Written problem:
In the data below, locate each line with the word "this" and list it.

Task input:

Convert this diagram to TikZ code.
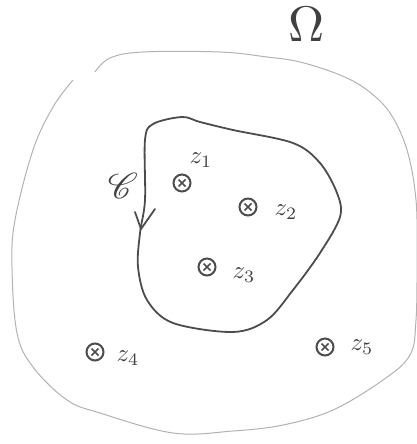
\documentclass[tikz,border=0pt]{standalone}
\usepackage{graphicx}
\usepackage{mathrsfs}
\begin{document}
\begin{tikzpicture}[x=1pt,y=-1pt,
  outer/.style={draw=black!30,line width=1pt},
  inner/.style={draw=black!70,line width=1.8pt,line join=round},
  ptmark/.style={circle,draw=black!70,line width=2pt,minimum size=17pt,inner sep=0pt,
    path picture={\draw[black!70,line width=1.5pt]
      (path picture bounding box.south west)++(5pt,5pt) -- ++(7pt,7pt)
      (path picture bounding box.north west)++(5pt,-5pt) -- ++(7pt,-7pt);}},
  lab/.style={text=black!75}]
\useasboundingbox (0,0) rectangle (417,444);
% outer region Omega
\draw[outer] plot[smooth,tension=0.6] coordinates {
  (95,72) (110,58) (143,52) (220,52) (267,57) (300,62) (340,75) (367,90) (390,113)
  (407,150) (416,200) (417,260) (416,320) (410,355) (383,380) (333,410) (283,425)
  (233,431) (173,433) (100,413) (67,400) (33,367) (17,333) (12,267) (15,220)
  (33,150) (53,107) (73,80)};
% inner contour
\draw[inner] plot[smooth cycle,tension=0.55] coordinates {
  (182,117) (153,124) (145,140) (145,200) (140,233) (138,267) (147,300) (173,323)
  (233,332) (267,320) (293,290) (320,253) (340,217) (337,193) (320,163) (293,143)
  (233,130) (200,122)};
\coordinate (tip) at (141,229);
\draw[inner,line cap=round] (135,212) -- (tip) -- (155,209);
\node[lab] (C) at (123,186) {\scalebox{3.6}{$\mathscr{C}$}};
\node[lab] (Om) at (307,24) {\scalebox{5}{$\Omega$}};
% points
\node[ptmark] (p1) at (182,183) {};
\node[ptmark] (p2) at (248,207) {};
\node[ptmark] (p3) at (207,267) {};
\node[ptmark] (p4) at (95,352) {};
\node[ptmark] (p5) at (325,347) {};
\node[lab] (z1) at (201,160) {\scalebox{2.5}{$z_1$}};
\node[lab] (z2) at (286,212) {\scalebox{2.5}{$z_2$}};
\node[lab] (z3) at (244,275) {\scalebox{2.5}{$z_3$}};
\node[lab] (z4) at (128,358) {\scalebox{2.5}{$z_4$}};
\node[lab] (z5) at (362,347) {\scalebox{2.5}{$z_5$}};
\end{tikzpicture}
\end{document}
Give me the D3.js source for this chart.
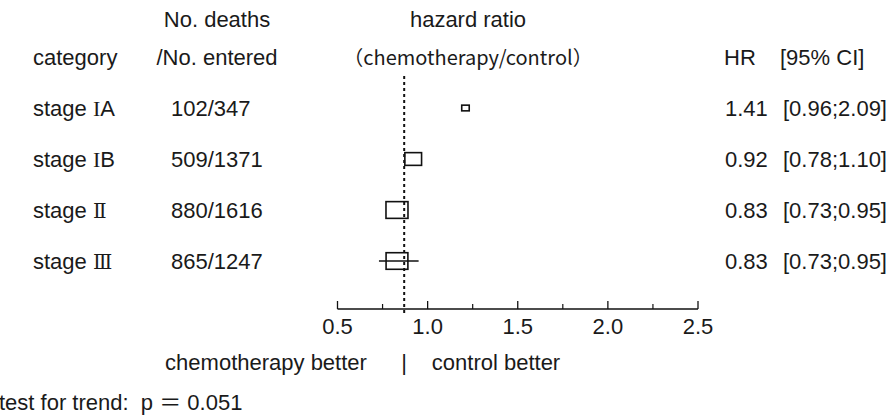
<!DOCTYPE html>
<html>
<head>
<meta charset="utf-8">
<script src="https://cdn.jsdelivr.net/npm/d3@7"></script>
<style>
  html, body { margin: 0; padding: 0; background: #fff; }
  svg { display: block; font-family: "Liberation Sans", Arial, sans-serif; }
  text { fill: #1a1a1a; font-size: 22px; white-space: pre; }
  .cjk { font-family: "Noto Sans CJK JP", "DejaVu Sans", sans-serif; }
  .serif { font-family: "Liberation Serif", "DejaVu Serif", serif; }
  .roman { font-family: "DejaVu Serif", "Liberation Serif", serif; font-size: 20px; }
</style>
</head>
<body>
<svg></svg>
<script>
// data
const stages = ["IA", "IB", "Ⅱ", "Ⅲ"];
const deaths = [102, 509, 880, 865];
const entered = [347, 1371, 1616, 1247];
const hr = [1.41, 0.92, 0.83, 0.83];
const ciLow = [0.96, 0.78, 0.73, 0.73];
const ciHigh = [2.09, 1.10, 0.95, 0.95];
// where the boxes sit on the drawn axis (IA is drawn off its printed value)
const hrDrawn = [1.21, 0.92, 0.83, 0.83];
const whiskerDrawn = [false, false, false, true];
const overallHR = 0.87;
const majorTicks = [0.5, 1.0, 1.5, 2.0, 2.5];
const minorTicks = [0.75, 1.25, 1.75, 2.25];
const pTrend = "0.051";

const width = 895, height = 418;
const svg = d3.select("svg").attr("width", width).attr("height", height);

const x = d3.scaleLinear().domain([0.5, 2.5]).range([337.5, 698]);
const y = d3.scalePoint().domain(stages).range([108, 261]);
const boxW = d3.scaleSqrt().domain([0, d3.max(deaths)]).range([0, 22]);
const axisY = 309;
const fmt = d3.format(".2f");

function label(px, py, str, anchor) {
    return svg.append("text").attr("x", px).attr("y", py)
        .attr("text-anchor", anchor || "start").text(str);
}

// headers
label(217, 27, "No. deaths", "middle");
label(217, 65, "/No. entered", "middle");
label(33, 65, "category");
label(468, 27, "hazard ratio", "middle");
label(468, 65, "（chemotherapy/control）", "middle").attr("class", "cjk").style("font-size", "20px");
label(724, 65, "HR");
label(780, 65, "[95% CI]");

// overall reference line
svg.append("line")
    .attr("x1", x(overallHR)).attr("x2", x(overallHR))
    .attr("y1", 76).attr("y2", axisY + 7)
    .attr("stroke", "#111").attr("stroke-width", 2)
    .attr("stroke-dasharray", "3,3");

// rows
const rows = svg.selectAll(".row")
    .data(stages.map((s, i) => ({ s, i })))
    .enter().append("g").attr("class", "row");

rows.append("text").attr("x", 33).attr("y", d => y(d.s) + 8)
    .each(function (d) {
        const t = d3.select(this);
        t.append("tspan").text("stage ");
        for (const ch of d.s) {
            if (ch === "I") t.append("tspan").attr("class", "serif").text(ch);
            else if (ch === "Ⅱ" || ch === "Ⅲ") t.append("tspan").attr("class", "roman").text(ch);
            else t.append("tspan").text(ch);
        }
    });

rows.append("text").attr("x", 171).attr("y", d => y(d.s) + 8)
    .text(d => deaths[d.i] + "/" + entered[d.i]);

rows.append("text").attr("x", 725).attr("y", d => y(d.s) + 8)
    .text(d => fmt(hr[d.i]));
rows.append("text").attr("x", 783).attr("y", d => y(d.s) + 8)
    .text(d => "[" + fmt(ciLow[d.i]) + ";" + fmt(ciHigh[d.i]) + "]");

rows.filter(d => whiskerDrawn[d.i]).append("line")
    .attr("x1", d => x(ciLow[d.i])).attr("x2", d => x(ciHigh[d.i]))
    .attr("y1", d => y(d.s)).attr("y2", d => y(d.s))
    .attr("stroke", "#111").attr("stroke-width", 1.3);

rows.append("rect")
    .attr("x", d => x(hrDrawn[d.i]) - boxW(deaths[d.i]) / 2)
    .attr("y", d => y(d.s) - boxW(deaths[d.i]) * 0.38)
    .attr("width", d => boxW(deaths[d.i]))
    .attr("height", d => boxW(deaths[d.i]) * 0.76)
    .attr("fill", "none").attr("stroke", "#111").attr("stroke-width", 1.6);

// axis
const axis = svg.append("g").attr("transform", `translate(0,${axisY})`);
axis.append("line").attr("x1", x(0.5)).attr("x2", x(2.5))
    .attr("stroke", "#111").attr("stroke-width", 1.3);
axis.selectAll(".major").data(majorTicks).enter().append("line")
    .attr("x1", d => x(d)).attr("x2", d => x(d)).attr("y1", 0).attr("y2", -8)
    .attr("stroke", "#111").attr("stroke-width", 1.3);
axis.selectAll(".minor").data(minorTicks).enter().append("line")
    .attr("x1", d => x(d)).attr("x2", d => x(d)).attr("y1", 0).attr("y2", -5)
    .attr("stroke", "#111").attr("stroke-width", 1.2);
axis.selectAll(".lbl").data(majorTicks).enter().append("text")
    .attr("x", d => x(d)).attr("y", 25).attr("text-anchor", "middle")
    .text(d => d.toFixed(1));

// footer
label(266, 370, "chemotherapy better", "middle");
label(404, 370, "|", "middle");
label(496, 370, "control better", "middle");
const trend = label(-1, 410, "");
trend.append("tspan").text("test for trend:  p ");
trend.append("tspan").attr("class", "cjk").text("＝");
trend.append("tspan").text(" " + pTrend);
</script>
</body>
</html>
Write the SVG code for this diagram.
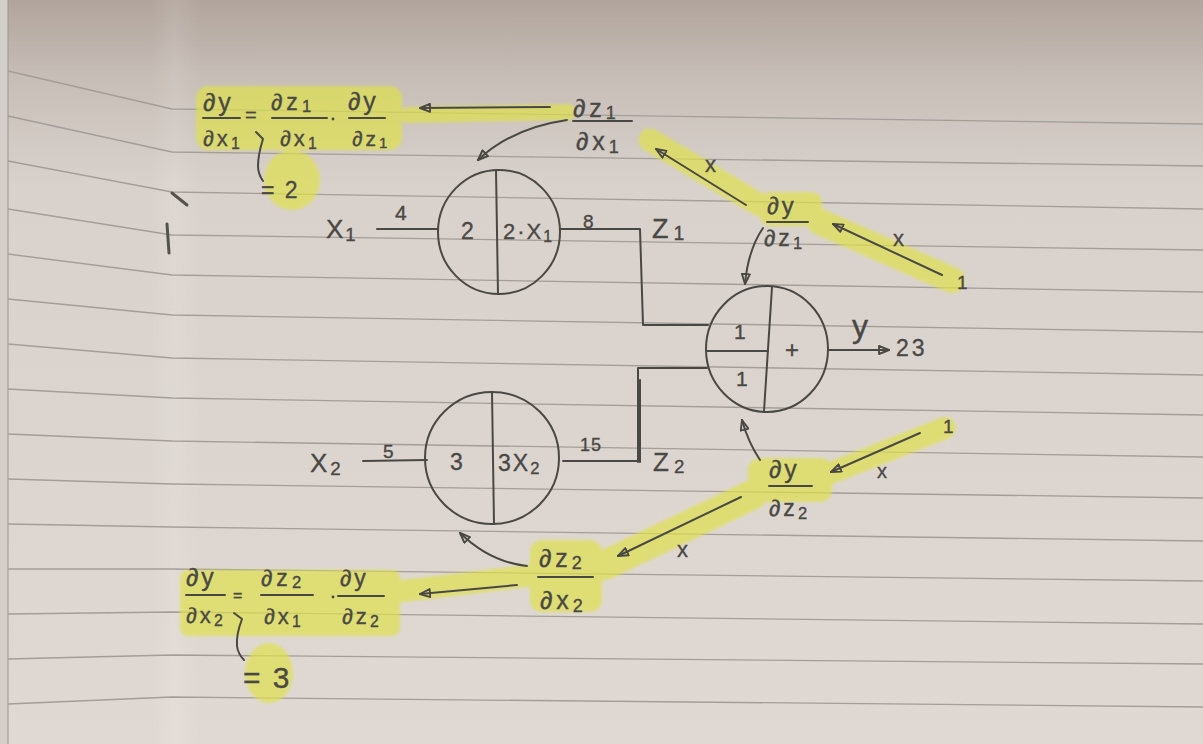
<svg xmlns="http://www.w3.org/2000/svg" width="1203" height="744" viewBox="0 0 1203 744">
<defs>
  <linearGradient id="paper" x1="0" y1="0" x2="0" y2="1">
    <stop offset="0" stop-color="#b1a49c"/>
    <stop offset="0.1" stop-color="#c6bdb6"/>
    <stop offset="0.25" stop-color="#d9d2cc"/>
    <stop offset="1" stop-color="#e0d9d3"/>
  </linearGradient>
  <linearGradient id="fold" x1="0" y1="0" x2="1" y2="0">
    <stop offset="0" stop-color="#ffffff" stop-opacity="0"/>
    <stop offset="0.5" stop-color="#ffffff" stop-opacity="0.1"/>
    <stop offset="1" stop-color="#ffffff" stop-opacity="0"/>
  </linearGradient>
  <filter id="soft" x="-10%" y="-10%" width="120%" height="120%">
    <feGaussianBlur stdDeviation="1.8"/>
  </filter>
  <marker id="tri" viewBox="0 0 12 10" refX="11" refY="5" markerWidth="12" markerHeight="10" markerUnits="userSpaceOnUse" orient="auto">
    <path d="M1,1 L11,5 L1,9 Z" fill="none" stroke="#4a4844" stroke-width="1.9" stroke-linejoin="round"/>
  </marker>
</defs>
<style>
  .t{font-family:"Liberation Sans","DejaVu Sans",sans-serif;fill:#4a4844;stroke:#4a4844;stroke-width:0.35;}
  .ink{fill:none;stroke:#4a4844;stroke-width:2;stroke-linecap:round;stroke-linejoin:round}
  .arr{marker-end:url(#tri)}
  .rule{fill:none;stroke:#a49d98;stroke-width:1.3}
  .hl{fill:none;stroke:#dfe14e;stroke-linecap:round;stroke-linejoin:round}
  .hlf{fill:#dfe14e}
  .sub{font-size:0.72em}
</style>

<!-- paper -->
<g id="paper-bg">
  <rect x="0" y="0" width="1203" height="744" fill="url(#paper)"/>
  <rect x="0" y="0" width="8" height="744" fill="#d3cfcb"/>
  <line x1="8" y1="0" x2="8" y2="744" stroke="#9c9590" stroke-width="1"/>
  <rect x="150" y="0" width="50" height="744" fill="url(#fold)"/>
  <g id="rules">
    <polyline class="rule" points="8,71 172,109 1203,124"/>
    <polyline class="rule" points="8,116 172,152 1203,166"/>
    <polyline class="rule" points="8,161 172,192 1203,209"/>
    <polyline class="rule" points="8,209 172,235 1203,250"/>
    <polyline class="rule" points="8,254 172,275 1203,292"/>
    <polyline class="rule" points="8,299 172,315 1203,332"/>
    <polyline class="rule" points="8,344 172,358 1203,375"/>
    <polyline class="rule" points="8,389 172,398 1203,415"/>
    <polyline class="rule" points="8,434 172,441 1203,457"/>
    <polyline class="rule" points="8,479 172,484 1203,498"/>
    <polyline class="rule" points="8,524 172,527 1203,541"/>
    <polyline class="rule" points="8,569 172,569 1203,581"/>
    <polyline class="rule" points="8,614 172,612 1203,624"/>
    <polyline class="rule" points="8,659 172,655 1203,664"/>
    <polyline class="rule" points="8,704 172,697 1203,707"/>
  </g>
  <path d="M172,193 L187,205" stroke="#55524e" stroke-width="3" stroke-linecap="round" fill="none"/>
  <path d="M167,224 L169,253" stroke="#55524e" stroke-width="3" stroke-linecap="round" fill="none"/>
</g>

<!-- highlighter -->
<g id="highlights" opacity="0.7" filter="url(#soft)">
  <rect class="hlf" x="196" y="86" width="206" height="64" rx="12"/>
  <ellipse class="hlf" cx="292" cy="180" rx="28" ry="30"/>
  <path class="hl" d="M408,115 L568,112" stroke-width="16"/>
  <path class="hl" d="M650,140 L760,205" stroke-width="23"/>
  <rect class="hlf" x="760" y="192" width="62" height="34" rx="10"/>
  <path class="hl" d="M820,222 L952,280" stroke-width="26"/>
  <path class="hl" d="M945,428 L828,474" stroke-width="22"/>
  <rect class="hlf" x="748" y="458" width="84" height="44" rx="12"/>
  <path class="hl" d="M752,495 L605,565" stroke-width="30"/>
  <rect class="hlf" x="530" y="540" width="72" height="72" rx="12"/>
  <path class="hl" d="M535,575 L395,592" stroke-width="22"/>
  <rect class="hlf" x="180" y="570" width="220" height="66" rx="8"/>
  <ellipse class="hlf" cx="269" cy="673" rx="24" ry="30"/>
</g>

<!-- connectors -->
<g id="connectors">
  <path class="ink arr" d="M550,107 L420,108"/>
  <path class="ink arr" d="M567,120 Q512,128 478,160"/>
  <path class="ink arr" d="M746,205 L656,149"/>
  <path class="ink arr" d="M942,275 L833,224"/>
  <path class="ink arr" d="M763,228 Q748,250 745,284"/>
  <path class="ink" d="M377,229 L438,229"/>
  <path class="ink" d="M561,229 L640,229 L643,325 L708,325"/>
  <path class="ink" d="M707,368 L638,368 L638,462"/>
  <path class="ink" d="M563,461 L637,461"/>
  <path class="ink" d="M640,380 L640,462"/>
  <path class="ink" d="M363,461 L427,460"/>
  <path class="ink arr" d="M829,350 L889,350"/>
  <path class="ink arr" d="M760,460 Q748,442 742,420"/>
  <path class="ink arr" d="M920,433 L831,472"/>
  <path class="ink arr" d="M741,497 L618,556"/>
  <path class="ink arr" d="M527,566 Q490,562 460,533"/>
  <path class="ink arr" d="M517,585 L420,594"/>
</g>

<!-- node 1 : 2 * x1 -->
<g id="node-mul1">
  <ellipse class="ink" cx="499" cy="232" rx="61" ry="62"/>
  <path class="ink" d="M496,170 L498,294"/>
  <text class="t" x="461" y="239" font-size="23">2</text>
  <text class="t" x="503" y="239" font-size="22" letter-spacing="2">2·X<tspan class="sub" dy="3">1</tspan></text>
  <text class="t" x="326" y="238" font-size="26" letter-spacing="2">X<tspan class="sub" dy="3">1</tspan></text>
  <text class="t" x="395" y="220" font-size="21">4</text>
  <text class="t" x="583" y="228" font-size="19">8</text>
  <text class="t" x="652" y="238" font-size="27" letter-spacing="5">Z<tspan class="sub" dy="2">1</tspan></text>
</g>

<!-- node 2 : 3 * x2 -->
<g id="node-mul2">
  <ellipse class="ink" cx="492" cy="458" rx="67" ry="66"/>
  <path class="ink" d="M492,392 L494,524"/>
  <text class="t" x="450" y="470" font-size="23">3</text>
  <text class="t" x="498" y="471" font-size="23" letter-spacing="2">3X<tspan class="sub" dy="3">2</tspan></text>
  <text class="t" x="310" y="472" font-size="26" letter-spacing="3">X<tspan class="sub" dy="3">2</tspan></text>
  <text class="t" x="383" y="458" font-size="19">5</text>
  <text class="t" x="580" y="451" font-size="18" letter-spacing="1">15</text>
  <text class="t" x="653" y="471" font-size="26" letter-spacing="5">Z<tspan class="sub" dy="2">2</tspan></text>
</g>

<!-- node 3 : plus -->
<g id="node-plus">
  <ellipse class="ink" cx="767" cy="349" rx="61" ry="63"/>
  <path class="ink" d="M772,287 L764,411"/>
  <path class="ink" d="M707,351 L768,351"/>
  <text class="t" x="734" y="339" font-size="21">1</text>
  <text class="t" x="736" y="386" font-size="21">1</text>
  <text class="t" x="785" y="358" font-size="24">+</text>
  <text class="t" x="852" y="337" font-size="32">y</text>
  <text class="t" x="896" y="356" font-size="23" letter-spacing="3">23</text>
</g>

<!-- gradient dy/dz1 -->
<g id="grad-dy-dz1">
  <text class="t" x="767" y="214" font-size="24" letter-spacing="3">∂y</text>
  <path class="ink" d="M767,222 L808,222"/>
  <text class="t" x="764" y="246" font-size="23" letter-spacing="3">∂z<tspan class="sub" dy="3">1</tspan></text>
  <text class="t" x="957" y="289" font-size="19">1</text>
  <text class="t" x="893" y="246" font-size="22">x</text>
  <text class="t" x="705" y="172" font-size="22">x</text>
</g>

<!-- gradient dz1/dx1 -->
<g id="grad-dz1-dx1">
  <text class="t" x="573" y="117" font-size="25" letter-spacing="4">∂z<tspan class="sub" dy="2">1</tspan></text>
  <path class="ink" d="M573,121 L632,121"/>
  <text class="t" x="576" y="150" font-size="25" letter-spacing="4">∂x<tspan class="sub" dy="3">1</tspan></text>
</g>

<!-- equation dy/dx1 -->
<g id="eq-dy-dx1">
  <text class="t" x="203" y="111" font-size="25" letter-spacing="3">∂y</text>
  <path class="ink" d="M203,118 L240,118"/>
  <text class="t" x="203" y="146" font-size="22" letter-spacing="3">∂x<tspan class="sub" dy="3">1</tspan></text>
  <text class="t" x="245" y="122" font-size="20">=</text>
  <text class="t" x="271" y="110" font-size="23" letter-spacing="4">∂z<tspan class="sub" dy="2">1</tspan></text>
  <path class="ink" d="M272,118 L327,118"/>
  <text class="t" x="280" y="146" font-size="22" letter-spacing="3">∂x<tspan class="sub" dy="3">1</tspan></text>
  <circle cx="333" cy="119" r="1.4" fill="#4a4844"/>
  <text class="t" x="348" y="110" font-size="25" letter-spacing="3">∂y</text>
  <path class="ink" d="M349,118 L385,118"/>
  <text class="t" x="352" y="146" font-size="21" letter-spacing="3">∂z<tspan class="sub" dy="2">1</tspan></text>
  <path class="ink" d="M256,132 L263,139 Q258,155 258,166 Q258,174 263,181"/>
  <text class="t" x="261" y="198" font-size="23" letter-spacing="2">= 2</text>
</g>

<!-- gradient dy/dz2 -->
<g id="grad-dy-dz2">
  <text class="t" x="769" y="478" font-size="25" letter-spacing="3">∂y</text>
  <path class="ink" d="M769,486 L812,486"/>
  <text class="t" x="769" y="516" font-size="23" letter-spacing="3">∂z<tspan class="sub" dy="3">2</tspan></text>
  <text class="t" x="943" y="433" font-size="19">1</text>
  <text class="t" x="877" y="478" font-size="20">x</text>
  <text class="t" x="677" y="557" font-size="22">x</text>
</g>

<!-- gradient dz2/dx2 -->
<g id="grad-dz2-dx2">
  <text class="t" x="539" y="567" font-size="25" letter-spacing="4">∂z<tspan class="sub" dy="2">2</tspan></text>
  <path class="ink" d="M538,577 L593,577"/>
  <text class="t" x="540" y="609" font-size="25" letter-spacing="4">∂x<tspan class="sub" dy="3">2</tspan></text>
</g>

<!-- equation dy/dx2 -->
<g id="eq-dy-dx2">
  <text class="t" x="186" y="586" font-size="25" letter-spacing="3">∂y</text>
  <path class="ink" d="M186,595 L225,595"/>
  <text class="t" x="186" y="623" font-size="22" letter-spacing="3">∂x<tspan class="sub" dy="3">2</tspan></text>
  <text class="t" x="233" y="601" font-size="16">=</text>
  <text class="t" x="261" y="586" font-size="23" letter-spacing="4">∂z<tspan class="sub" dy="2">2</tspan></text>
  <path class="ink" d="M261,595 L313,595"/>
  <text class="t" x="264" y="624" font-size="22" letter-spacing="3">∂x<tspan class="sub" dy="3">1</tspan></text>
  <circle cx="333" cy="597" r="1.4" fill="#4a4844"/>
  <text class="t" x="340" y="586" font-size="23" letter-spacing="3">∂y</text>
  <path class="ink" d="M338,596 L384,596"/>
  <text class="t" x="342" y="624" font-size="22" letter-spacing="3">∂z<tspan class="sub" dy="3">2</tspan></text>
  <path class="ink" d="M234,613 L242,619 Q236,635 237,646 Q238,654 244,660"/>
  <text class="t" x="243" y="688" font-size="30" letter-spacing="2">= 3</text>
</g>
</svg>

Answer to the exercise:
Convert this diagram to TikZ code.
Give me the D3.js source for this chart.
        const t = d3.select(this);
Write the SVG code for this diagram.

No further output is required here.